**Task inputs**
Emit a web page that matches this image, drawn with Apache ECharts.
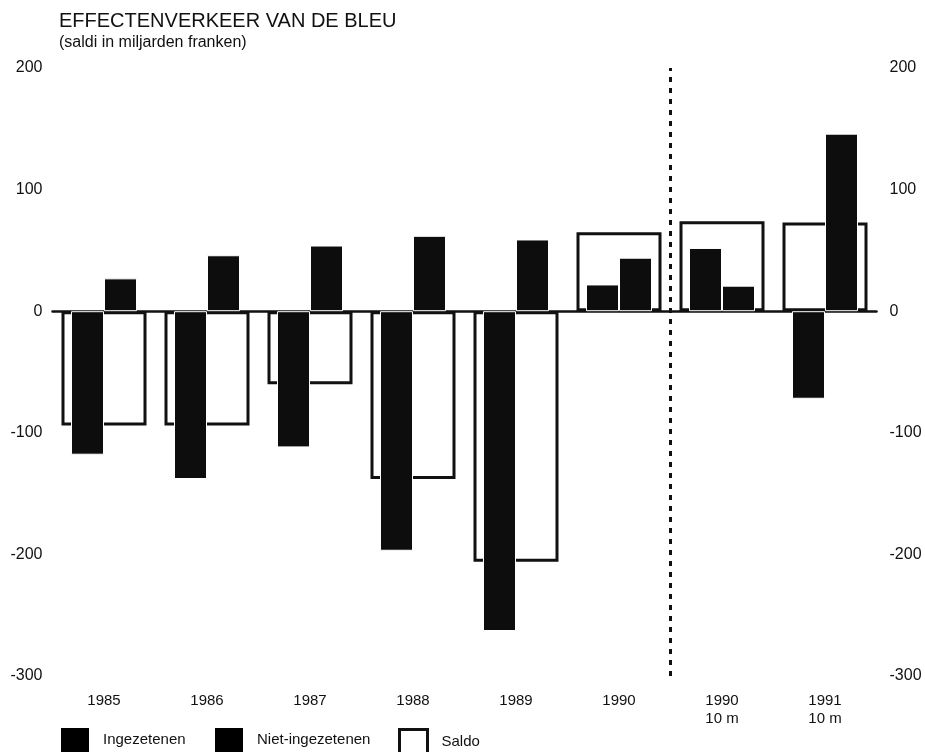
<!DOCTYPE html>
<html>
<head>
<meta charset="utf-8">
<script src="https://cdn.jsdelivr.net/npm/echarts@6/dist/echarts.min.js"></script>
<style>
  html, body { margin: 0; padding: 0; background: #fff; }
  #chart { width: 925px; height: 752px; }
</style>
</head>
<body>
<div id="chart"></div>
<script>
const categories = ["1985", "1986", "1987", "1988", "1989", "1990", "1990\n10 m", "1991\n10 m"];
const ingezetenen = [-118, -138, -112, -197, -263, 22, 52, -72];
const nietIngezetenen = [27, 46, 54, 62, 59, 44, 21, 146];
const saldo = [-94, -94, -60, -138, -206, 65, 74, 73];
const yMin = -300;
const yMax = 200;
const yStep = 100;
// the dotted divider sits on the boundary before "1990 10 m"
const dividerAt = 6;

const font = "'Liberation Sans', Arial, Helvetica, sans-serif";
const ink = "#111";

let myChart = echarts.init(document.getElementById("chart"));
let option;

const yAxisBase = {
  type: "value",
  min: yMin,
  max: yMax,
  interval: yStep,
  splitLine: { show: false },
  axisTick: { show: false },
  axisLine: { show: false, onZero: false },
};

option = {
  backgroundColor: "#fff",
  animation: false,
  title: {
    text: "EFFECTENVERKEER VAN DE BLEU",
    subtext: "(saldi in miljarden franken)",
    left: 59,
    top: 11,
    itemGap: 4,
    padding: 0,
    textStyle: { fontFamily: font, fontSize: 20, fontWeight: "normal", color: ink },
    subtextStyle: { fontFamily: font, fontSize: 16, color: ink },
  },
  legend: [
    { name: "Ingezetenen", left: 61 },
    { name: "Niet-ingezetenen", left: 215 },
    { name: "Saldo", left: 398 },
  ].map((l) => ({
    data: [l.name],
    left: l.left,
    top: 728,
    padding: 0,
    icon: "rect",
    itemWidth: 28,
    itemHeight: 24,
    itemStyle: l.name === "Saldo" ? { borderWidth: 3 } : undefined,
    textStyle: { fontFamily: font, fontSize: 15, color: ink, padding: [2, 0, 0, 9] },
  })),
  grid: { left: 52.5, right: 48.5, top: 68, bottom: 76 },
  xAxis: [
    {
      type: "category",
      data: categories,
      position: "bottom",
      axisLine: { show: false, onZero: false },
      axisTick: { show: false },
      axisLabel: {
        fontFamily: font,
        fontSize: 15,
        color: ink,
        margin: 16,
        lineHeight: 18,
      },
    },
    {
      type: "category",
      data: categories,
      position: "bottom",
      axisLine: { show: true, onZero: true, lineStyle: { color: ink, width: 2.5 } },
      axisTick: { show: false },
      axisLabel: { show: false },
    },
    {
      type: "value",
      min: 0,
      max: categories.length,
      position: "top",
      show: false,
      axisLine: { onZero: false },
    },
  ],
  yAxis: [
    Object.assign({}, yAxisBase, {
      position: "left",
      axisLabel: { fontFamily: font, fontSize: 16, color: ink, margin: 10 },
    }),
    Object.assign({}, yAxisBase, {
      position: "right",
      axisLabel: { fontFamily: font, fontSize: 16, color: ink, margin: 13 },
    }),
  ],
  series: [
    {
      name: "Saldo",
      type: "bar",
      xAxisIndex: 1,
      yAxisIndex: 0,
      data: saldo,
      barWidth: 85,
      itemStyle: { color: "#fff", borderColor: ink, borderWidth: 3 },
    },
    {
      name: "Ingezetenen",
      type: "bar",
      xAxisIndex: 0,
      yAxisIndex: 0,
      data: ingezetenen,
      barWidth: 33,
      barGap: 0,
      itemStyle: { color: "#0d0d0d", borderColor: "#fff", borderWidth: 1 },
    },
    {
      name: "Niet-ingezetenen",
      type: "bar",
      xAxisIndex: 0,
      yAxisIndex: 0,
      data: nietIngezetenen,
      barWidth: 33,
      barGap: 0,
      itemStyle: { color: "#0d0d0d", borderColor: "#fff", borderWidth: 1 },
    },
    {
      name: "divider",
      type: "line",
      xAxisIndex: 2,
      yAxisIndex: 0,
      data: [],
      silent: true,
      markLine: {
        silent: true,
        symbol: "none",
        label: { show: false },
        lineStyle: { color: ink, width: 3, type: [5, 6] },
        data: [{ xAxis: dividerAt }],
      },
    },
  ],
};

option && myChart.setOption(option);
</script>
</body>
</html>
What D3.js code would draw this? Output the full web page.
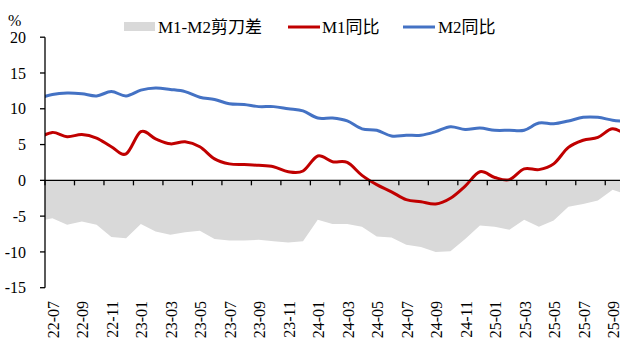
<!DOCTYPE html>
<html>
<head>
<meta charset="utf-8">
<script src="https://cdn.jsdelivr.net/npm/d3@7/dist/d3.min.js"></script>
<style>
  html, body { margin: 0; padding: 0; background: #fff; }
  svg { display: block; }
  text { font-family: "Liberation Serif", "Times New Roman", "Noto Sans CJK SC", serif; fill: #000; }
</style>
</head>
<body>
<svg id="chart" width="630" height="357"></svg>
<script>
// Months (22-06 and 25-10 lie just outside the visible axis and are clipped at the edges)
const months = ["22-06","22-07","22-08","22-09","22-10","22-11","22-12",
  "23-01","23-02","23-03","23-04","23-05","23-06","23-07","23-08","23-09","23-10","23-11","23-12",
  "24-01","24-02","24-03","24-04","24-05","24-06","24-07","24-08","24-09","24-10","24-11","24-12",
  "25-01","25-02","25-03","25-04","25-05","25-06","25-07","25-08","25-09","25-10"];
// Categories shown on the axis
const shownMonths = months.slice(1, 40);
const tickLabels = ["22-07","22-09","22-11","23-01","23-03","23-05","23-07","23-09","23-11",
  "24-01","24-03","24-05","24-07","24-09","24-11","25-01","25-03","25-05","25-07","25-09"];
const yTicks = [-15, -10, -5, 0, 5, 10, 15, 20];

const m1 = [5.8, 6.7, 6.1, 6.4, 5.9, 4.7, 3.7,
  6.8, 5.8, 5.1, 5.4, 4.7, 3.0, 2.3, 2.2, 2.1, 1.9, 1.2, 1.3,
  3.4, 2.6, 2.5, 0.7, -0.6, -1.6, -2.7, -3.0, -3.3, -2.5, -0.8, 1.2,
  0.4, 0.1, 1.6, 1.5, 2.3, 4.6, 5.6, 6.0, 7.2, 6.2];
const m2 = [11.4, 12.0, 12.2, 12.1, 11.8, 12.4, 11.8,
  12.6, 12.9, 12.7, 12.4, 11.6, 11.3, 10.7, 10.6, 10.3, 10.3, 10.0, 9.7,
  8.7, 8.7, 8.3, 7.2, 7.0, 6.2, 6.3, 6.3, 6.8, 7.5, 7.1, 7.3,
  7.0, 7.0, 7.0, 8.0, 7.9, 8.3, 8.8, 8.8, 8.4, 8.2];
const gap = [-5.7, -5.3, -6.2, -5.75, -6.2, -7.9, -8.1,
  -6.1, -7.15, -7.6, -7.25, -7.05, -8.2, -8.4, -8.4, -8.3, -8.5, -8.7, -8.5,
  -5.5, -6.1, -6.1, -6.5, -7.85, -8.0, -9.0, -9.3, -10.0, -9.9, -8.2, -6.3,
  -6.5, -6.9, -5.5, -6.5, -5.6, -3.7, -3.3, -2.8, -1.3, -2.0];

const seriesNames = ["M1-M2剪刀差", "M1同比", "M2同比"];
const colors = { gap: "#D9D9D9", m1: "#C00000", m2: "#4472C4" };

const svg = d3.select("#chart");
const pLeft = 45, pRight = 620, pTop = 37.2, pBottom = 287.7;

const xBand = d3.scaleBand().domain(shownMonths).range([pLeft, pRight]).padding(0);
const bw = xBand.bandwidth();
const xPt = d3.scalePoint().domain(months).range([pLeft - bw / 2, pRight + bw / 2]);
const y = d3.scaleLinear().domain([-15, 20]).range([pBottom, pTop]);

svg.append("defs").append("clipPath").attr("id", "plotclip")
  .append("rect").attr("x", pLeft).attr("y", 0).attr("width", pRight - pLeft).attr("height", 357);

const data = months.map((m, i) => ({ m, m1: m1[i], m2: m2[i], gap: gap[i] }));

const plot = svg.append("g").attr("clip-path", "url(#plotclip)");

// Gap area
plot.append("path")
  .datum(data)
  .attr("fill", colors.gap)
  .attr("d", d3.area().x(d => xPt(d.m)).y0(y(0)).y1(d => y(d.gap)));

// Axes
const axisG = svg.append("g");
axisG.append("line").attr("x1", pLeft).attr("x2", pLeft).attr("y1", pTop).attr("y2", pBottom)
  .attr("stroke", "#000").attr("stroke-width", 1.3);
axisG.selectAll(".yt").data(yTicks).enter().append("line")
  .attr("x1", pLeft - 5).attr("x2", pLeft).attr("y1", d => y(d)).attr("y2", d => y(d))
  .attr("stroke", "#000").attr("stroke-width", 1.3);
axisG.selectAll(".yl").data(yTicks).enter().append("text")
  .attr("x", 26).attr("y", d => y(d)).attr("dy", "0.35em")
  .attr("text-anchor", "end").attr("font-size", 16)
  .text(d => d);
axisG.append("line").attr("x1", pLeft).attr("x2", pRight).attr("y1", y(0)).attr("y2", y(0))
  .attr("stroke", "#000").attr("stroke-width", 1.3);
axisG.selectAll(".xt").data(tickLabels).enter().append("line")
  .attr("x1", d => xBand(d)).attr("x2", d => xBand(d))
  .attr("y1", y(0)).attr("y2", y(0) + 5)
  .attr("stroke", "#000").attr("stroke-width", 1.3);
axisG.selectAll(".xl").data(tickLabels).enter().append("text")
  .attr("transform", d => `translate(${xBand(d) + bw / 2 + 1},${301}) rotate(-90)`)
  .attr("dy", "0.35em")
  .attr("text-anchor", "end").attr("font-size", 16)
  .text(d => d);

// Lines
const smooth = d3.curveCatmullRom.alpha(0);
plot.append("path").datum(data)
  .attr("fill", "none").attr("stroke", colors.m2).attr("stroke-width", 3)
  .attr("stroke-linejoin", "round")
  .attr("d", d3.line().curve(smooth).x(d => xPt(d.m)).y(d => y(d.m2)));
plot.append("path").datum(data)
  .attr("fill", "none").attr("stroke", colors.m1).attr("stroke-width", 3)
  .attr("stroke-linejoin", "round")
  .attr("d", d3.line().curve(smooth).x(d => xPt(d.m)).y(d => y(d.m1)));

// Unit label
svg.append("text").attr("x", 8).attr("y", 26).attr("font-size", 16).text("%");

// Legend
const lg = svg.append("g");
lg.append("rect").attr("x", 124).attr("y", 22).attr("width", 31).attr("height", 9).attr("fill", colors.gap);
lg.append("text").attr("x", 158).attr("y", 33).attr("font-size", 17).text(seriesNames[0]);
lg.append("line").attr("x1", 288).attr("x2", 320).attr("y1", 27).attr("y2", 27)
  .attr("stroke", colors.m1).attr("stroke-width", 3);
lg.append("text").attr("x", 322).attr("y", 33).attr("font-size", 17).text(seriesNames[1]);
lg.append("line").attr("x1", 403).attr("x2", 435).attr("y1", 27).attr("y2", 27)
  .attr("stroke", colors.m2).attr("stroke-width", 3);
lg.append("text").attr("x", 438).attr("y", 33).attr("font-size", 17).text(seriesNames[2]);
</script>
</body>
</html>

**What is expected**
Copy word for word every line from the one with "What D3.js code" through the one with "const pLeft = 45, pRight", including both. No pictures belong in the copy.

**Full solution**
What D3.js code would draw this? Output the full web page.
<!DOCTYPE html>
<html>
<head>
<meta charset="utf-8">
<script src="https://cdn.jsdelivr.net/npm/d3@7/dist/d3.min.js"></script>
<style>
  html, body { margin: 0; padding: 0; background: #fff; }
  svg { display: block; }
  text { font-family: "Liberation Serif", "Times New Roman", "Noto Sans CJK SC", serif; fill: #000; }
</style>
</head>
<body>
<svg id="chart" width="630" height="357"></svg>
<script>
// Months (22-06 and 25-10 lie just outside the visible axis and are clipped at the edges)
const months = ["22-06","22-07","22-08","22-09","22-10","22-11","22-12",
  "23-01","23-02","23-03","23-04","23-05","23-06","23-07","23-08","23-09","23-10","23-11","23-12",
  "24-01","24-02","24-03","24-04","24-05","24-06","24-07","24-08","24-09","24-10","24-11","24-12",
  "25-01","25-02","25-03","25-04","25-05","25-06","25-07","25-08","25-09","25-10"];
// Categories shown on the axis
const shownMonths = months.slice(1, 40);
const tickLabels = ["22-07","22-09","22-11","23-01","23-03","23-05","23-07","23-09","23-11",
  "24-01","24-03","24-05","24-07","24-09","24-11","25-01","25-03","25-05","25-07","25-09"];
const yTicks = [-15, -10, -5, 0, 5, 10, 15, 20];

const m1 = [5.8, 6.7, 6.1, 6.4, 5.9, 4.7, 3.7,
  6.8, 5.8, 5.1, 5.4, 4.7, 3.0, 2.3, 2.2, 2.1, 1.9, 1.2, 1.3,
  3.4, 2.6, 2.5, 0.7, -0.6, -1.6, -2.7, -3.0, -3.3, -2.5, -0.8, 1.2,
  0.4, 0.1, 1.6, 1.5, 2.3, 4.6, 5.6, 6.0, 7.2, 6.2];
const m2 = [11.4, 12.0, 12.2, 12.1, 11.8, 12.4, 11.8,
  12.6, 12.9, 12.7, 12.4, 11.6, 11.3, 10.7, 10.6, 10.3, 10.3, 10.0, 9.7,
  8.7, 8.7, 8.3, 7.2, 7.0, 6.2, 6.3, 6.3, 6.8, 7.5, 7.1, 7.3,
  7.0, 7.0, 7.0, 8.0, 7.9, 8.3, 8.8, 8.8, 8.4, 8.2];
const gap = [-5.7, -5.3, -6.2, -5.75, -6.2, -7.9, -8.1,
  -6.1, -7.15, -7.6, -7.25, -7.05, -8.2, -8.4, -8.4, -8.3, -8.5, -8.7, -8.5,
  -5.5, -6.1, -6.1, -6.5, -7.85, -8.0, -9.0, -9.3, -10.0, -9.9, -8.2, -6.3,
  -6.5, -6.9, -5.5, -6.5, -5.6, -3.7, -3.3, -2.8, -1.3, -2.0];

const seriesNames = ["M1-M2剪刀差", "M1同比", "M2同比"];
const colors = { gap: "#D9D9D9", m1: "#C00000", m2: "#4472C4" };

const svg = d3.select("#chart");
const pLeft = 45, pRight = 620, pTop = 37.2, pBottom = 287.7;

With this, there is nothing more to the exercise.